3 posts from December 2022

The Financial Inclusion Trilemma

posted by Adam Levitin

I have a new draft article up on SSRN. It's called The Financial Inclusion Trilemma. The abstract is below. 

The challenge of financial inclusion is among the most intractable policy problems in banking. Despite being the world’s wealthiest economy, many Americans are shut out of the financial system. Five percent of households lack a bank account, and an additional thirteen percent rely on expensive or predatory fringe financial services, such as check cashers or payday lenders.

Financial inclusion presents a policy trilemma. It is possible to simultaneously achieve only two of three goals: widespread availability of services to low-income consumers; fair terms of service; and profitability of service. It is possible to provide fair and profitable services, but only to a small, cherry-picked population of low-income consumers. Conversely, it is possible to provide profitable service to a large population, but only on exploitative terms. Or it is possible to provide fair services to a large population, but not at a profit.

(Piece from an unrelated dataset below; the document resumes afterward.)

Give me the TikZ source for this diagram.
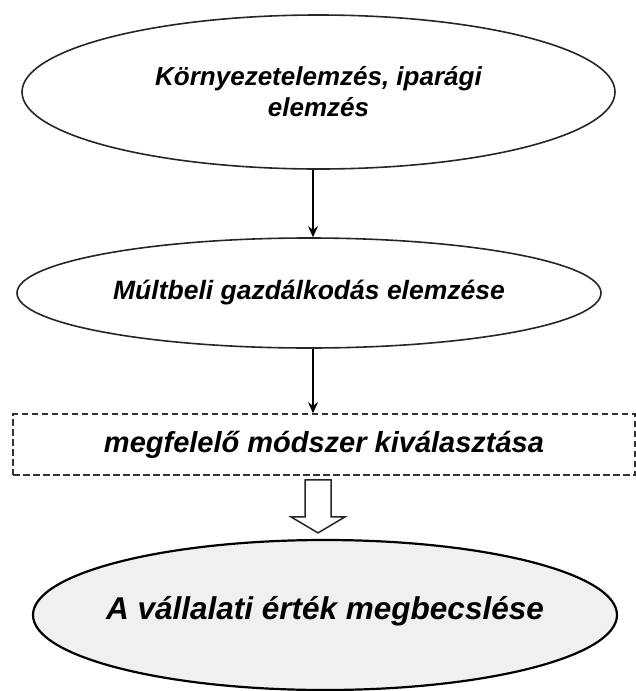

The financial inclusion trilemma is not a market failure. Rather it is the result of the market working. The market result, however, does not accord with policy preferences. Rather than addressing that tension, American financial inclusion policy still leads with market-based solutions and soft government nudges and the vain hope that technology will somehow transform the fundamental economics of financial services for small balance deposit accounts and small dollar loans.

This Article argues that it is time to recognize the policy failure in financial inclusion and give more serious consideration to a menu of stronger regulatory interventions: hard service mandates that impose cross-subsidization among consumers; taxpayer subsidies; and public provision of financial services. In particular, this Article argues for following the approach taken in Canada, the EU, and the UK, namely the adoption of a mandate for the provision of free or low-cost basic banking services to all qualified applicants, as the simplest solution to the problem of the unbanked. Addressing small-dollar credit, however, remains an intractable problem, largely beyond the scope of financial regulation.

Karens for Hire

posted by Adam Levitin

The Washington Post has an article about a new business, "Karens for Hire," that is basically a way to hire a customer service advocate. Having spent way too much time with customer service of late, the article really hit a nerve. It gets at the central problem of consumer law, namely that the dollar amounts at issue in almost every dispute are way too small to litigate. Instead, consumers have to work through customer service and hope that they receive some sort of resolution, but that's a process that imposes substantial transaction costs (wait times, e.g.) and in which the consumer has no guaranty of a positive resolution, even if the consumer is in the right. 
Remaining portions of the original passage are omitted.